Your instructions:
Within the records that follow, find every line containing the string "this". Copy those lines.

Input records:
● ● ● ● ● ● ●

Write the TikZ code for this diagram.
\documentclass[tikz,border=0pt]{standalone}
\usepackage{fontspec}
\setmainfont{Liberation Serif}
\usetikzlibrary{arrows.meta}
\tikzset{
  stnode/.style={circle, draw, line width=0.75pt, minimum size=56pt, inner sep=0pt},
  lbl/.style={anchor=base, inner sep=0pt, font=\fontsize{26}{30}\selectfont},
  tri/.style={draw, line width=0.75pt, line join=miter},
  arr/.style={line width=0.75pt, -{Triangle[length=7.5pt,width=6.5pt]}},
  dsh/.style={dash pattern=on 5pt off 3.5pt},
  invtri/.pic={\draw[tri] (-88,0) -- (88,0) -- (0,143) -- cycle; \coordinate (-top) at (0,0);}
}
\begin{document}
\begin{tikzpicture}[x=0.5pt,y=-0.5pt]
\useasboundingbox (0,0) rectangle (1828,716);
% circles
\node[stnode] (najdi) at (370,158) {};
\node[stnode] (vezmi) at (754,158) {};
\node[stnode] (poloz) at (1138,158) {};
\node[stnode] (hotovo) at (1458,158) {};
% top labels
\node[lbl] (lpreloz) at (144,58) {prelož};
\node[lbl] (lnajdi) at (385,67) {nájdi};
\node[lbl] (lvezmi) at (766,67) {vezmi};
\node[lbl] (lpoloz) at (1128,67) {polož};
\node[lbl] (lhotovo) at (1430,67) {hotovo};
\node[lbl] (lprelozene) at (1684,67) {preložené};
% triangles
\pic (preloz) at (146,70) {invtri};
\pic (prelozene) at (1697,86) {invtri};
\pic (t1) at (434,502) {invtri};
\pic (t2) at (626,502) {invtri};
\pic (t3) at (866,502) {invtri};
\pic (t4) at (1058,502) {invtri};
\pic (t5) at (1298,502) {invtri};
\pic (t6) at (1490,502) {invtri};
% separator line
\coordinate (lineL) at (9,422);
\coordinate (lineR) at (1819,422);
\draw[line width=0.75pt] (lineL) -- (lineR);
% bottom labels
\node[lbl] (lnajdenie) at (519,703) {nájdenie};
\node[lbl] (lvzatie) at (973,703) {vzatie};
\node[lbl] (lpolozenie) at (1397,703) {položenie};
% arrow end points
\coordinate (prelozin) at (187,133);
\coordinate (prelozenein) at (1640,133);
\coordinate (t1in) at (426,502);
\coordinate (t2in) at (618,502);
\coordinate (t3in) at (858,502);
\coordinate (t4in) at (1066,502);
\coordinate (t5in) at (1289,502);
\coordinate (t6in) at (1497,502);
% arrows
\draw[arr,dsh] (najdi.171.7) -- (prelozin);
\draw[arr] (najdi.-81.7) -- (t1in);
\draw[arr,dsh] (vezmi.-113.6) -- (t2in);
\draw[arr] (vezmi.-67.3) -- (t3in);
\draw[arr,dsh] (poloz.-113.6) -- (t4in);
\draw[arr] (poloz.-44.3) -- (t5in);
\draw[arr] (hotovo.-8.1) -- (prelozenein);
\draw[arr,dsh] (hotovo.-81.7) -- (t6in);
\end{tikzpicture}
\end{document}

● ● ● ● ● ● ●

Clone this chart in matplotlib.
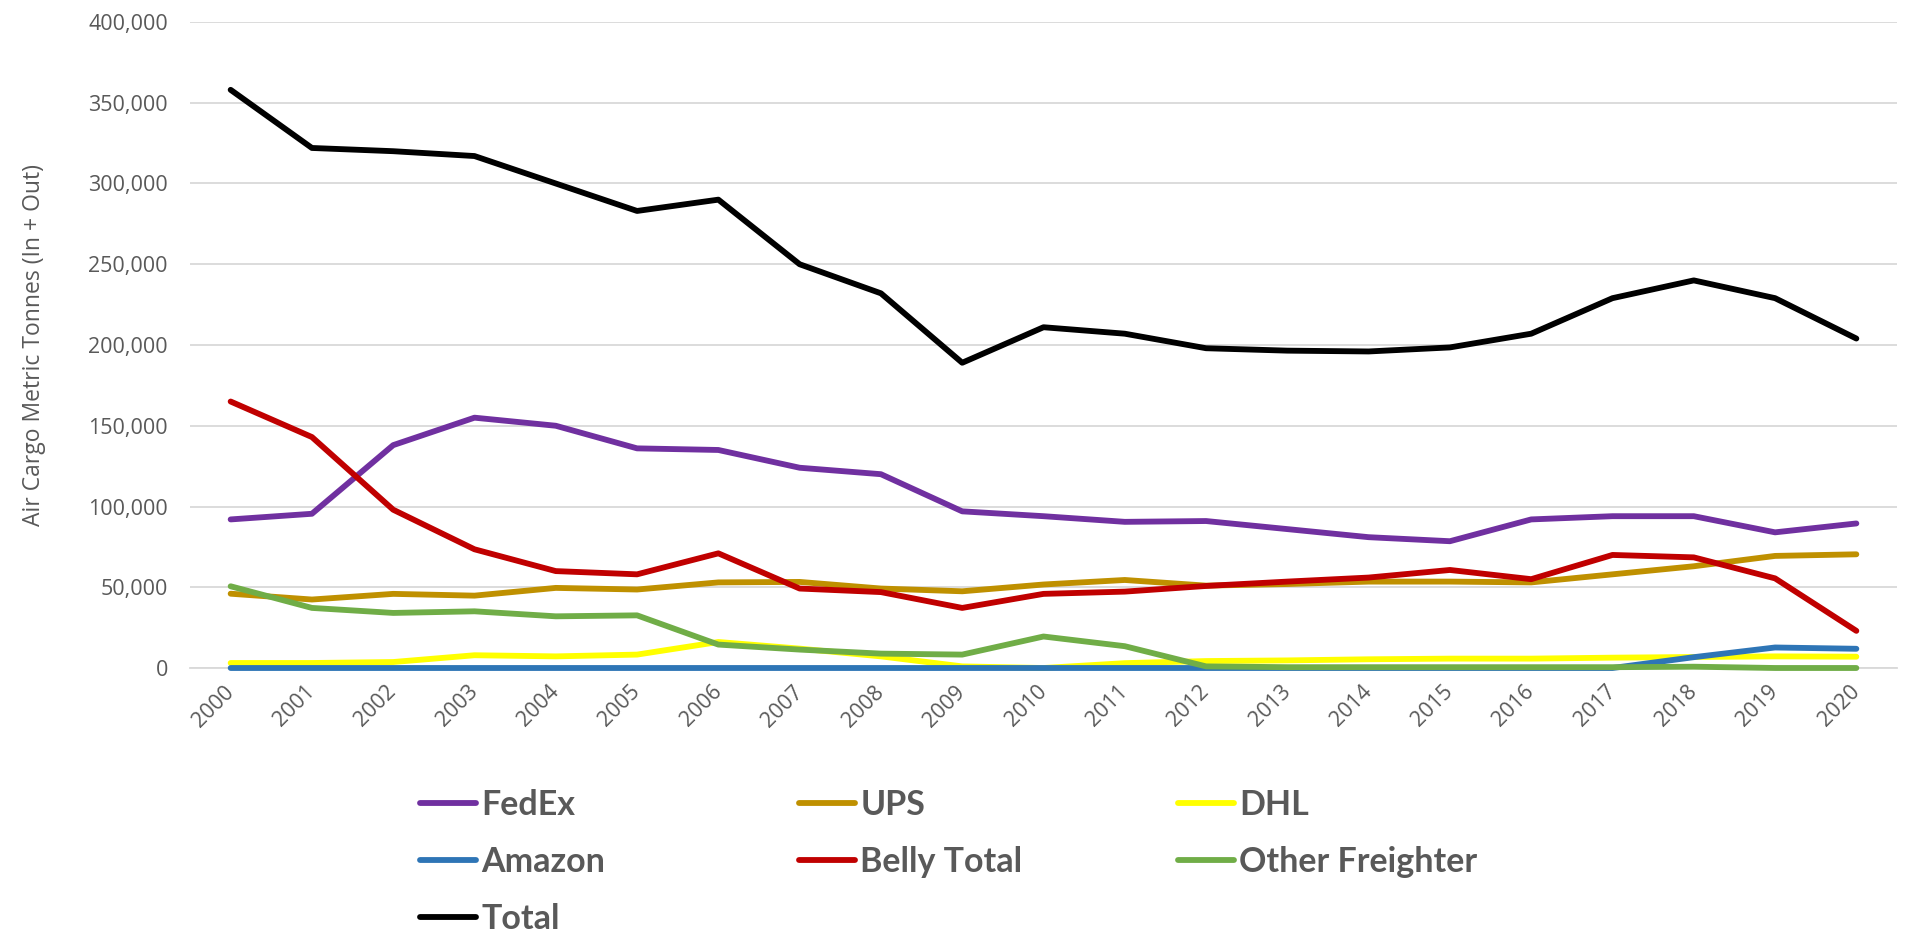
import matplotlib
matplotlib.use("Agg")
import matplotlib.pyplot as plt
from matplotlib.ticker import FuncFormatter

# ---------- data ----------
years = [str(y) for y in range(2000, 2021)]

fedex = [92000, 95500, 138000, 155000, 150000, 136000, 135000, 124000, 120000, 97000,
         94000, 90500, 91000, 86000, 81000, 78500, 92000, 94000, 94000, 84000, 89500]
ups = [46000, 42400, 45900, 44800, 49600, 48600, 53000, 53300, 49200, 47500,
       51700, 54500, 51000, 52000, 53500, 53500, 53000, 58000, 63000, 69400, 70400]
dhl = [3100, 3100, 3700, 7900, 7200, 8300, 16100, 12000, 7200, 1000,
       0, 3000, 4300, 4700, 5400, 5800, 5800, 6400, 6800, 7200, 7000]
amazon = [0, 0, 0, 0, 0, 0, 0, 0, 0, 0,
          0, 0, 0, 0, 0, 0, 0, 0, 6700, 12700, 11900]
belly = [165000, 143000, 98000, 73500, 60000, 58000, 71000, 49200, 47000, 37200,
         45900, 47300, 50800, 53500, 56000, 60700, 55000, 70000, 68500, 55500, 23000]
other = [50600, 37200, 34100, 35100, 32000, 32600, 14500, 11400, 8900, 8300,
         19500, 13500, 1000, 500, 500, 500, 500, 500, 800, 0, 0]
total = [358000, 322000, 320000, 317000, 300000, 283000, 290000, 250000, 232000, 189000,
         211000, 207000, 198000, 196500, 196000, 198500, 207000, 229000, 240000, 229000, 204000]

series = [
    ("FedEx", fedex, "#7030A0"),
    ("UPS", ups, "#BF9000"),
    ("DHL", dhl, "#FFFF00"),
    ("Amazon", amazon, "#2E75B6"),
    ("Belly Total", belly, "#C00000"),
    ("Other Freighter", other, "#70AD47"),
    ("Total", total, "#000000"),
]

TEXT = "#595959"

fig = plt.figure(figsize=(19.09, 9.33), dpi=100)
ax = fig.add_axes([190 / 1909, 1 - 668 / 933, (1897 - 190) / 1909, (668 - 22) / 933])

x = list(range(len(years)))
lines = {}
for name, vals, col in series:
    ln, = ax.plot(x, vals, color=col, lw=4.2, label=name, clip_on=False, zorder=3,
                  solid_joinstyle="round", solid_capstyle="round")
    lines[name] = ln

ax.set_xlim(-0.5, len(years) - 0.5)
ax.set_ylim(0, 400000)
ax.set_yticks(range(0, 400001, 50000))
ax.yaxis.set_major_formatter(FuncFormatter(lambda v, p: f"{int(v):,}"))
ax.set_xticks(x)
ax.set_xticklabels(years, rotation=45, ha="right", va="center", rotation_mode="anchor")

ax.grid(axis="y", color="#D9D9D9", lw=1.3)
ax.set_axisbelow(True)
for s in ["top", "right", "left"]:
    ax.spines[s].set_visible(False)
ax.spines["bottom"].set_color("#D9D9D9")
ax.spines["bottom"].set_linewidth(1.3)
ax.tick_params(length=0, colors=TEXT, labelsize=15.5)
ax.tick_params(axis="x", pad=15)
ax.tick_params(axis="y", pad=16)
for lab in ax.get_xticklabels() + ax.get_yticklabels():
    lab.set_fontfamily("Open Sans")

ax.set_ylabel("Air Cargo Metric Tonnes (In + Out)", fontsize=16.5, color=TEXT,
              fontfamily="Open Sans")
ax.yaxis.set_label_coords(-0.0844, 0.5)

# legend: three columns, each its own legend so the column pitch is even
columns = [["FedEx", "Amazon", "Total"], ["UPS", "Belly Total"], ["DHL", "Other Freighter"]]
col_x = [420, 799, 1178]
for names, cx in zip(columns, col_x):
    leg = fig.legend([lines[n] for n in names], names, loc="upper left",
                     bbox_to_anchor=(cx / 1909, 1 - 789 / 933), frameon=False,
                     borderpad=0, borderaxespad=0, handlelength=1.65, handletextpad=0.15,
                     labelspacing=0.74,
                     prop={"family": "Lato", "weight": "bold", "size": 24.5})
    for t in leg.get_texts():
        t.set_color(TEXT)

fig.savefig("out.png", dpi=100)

● ● ● ● ● ● ●

Result:
Write the TikZ code for this diagram.
Clone this chart in matplotlib.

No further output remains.